_Your goal_
Print, word for word, the opening line of the data below and every line after it through the line that contains "const points = iterations.map((x, i)", but not the pictures.

** begin Data section **

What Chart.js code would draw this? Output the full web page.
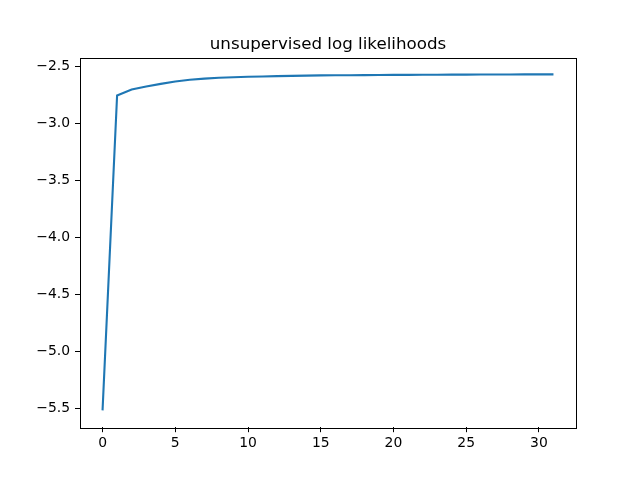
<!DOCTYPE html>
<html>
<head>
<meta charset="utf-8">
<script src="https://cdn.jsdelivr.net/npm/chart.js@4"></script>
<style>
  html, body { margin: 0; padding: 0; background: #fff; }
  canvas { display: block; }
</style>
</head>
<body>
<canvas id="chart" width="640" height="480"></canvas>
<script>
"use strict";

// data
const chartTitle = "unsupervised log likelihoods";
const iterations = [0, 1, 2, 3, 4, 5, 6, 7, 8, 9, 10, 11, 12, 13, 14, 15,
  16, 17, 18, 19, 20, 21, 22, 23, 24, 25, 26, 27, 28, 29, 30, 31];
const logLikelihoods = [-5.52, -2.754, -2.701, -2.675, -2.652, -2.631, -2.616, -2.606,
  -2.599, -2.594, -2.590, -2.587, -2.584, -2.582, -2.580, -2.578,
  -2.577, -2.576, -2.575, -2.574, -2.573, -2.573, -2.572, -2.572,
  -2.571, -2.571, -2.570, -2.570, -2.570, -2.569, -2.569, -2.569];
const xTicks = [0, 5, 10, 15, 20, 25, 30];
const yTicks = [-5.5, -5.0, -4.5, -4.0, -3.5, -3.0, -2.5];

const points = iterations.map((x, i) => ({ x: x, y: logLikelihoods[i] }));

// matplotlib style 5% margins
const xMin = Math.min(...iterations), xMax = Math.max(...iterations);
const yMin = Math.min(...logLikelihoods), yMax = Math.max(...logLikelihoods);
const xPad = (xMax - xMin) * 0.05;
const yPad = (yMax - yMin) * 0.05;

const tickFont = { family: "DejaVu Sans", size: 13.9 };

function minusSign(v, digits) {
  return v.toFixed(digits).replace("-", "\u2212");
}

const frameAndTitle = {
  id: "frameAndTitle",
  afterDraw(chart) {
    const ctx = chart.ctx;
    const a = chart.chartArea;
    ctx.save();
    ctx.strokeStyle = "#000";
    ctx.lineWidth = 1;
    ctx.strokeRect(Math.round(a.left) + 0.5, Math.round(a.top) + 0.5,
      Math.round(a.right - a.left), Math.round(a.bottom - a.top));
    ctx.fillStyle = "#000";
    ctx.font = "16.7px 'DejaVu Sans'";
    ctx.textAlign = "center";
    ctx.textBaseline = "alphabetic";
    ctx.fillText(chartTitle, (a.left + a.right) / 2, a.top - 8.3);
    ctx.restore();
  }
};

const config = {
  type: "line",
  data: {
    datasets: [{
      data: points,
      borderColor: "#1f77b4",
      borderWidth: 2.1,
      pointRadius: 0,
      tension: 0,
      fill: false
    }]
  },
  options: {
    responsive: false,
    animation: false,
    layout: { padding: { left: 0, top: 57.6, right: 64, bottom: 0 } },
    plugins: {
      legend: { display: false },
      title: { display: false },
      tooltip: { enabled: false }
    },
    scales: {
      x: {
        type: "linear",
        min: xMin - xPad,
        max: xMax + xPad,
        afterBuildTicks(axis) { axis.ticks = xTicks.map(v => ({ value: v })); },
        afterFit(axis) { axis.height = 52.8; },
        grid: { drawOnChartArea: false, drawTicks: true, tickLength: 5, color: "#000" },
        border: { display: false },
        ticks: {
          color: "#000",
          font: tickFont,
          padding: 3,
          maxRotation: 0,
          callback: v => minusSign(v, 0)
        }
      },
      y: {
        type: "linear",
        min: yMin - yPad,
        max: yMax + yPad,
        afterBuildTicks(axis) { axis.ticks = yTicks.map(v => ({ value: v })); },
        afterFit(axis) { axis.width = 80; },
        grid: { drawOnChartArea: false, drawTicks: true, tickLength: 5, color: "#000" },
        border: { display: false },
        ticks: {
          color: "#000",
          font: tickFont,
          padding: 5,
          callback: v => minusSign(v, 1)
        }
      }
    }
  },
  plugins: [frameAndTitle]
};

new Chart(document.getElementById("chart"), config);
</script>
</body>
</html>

** end Data section **

_Exercise response_
What Chart.js code would draw this? Output the full web page.
<!DOCTYPE html>
<html>
<head>
<meta charset="utf-8">
<script src="https://cdn.jsdelivr.net/npm/chart.js@4"></script>
<style>
  html, body { margin: 0; padding: 0; background: #fff; }
  canvas { display: block; }
</style>
</head>
<body>
<canvas id="chart" width="640" height="480"></canvas>
<script>
"use strict";

// data
const chartTitle = "unsupervised log likelihoods";
const iterations = [0, 1, 2, 3, 4, 5, 6, 7, 8, 9, 10, 11, 12, 13, 14, 15,
  16, 17, 18, 19, 20, 21, 22, 23, 24, 25, 26, 27, 28, 29, 30, 31];
const logLikelihoods = [-5.52, -2.754, -2.701, -2.675, -2.652, -2.631, -2.616, -2.606,
  -2.599, -2.594, -2.590, -2.587, -2.584, -2.582, -2.580, -2.578,
  -2.577, -2.576, -2.575, -2.574, -2.573, -2.573, -2.572, -2.572,
  -2.571, -2.571, -2.570, -2.570, -2.570, -2.569, -2.569, -2.569];
const xTicks = [0, 5, 10, 15, 20, 25, 30];
const yTicks = [-5.5, -5.0, -4.5, -4.0, -3.5, -3.0, -2.5];

const points = iterations.map((x, i) => ({ x: x, y: logLikelihoods[i] }));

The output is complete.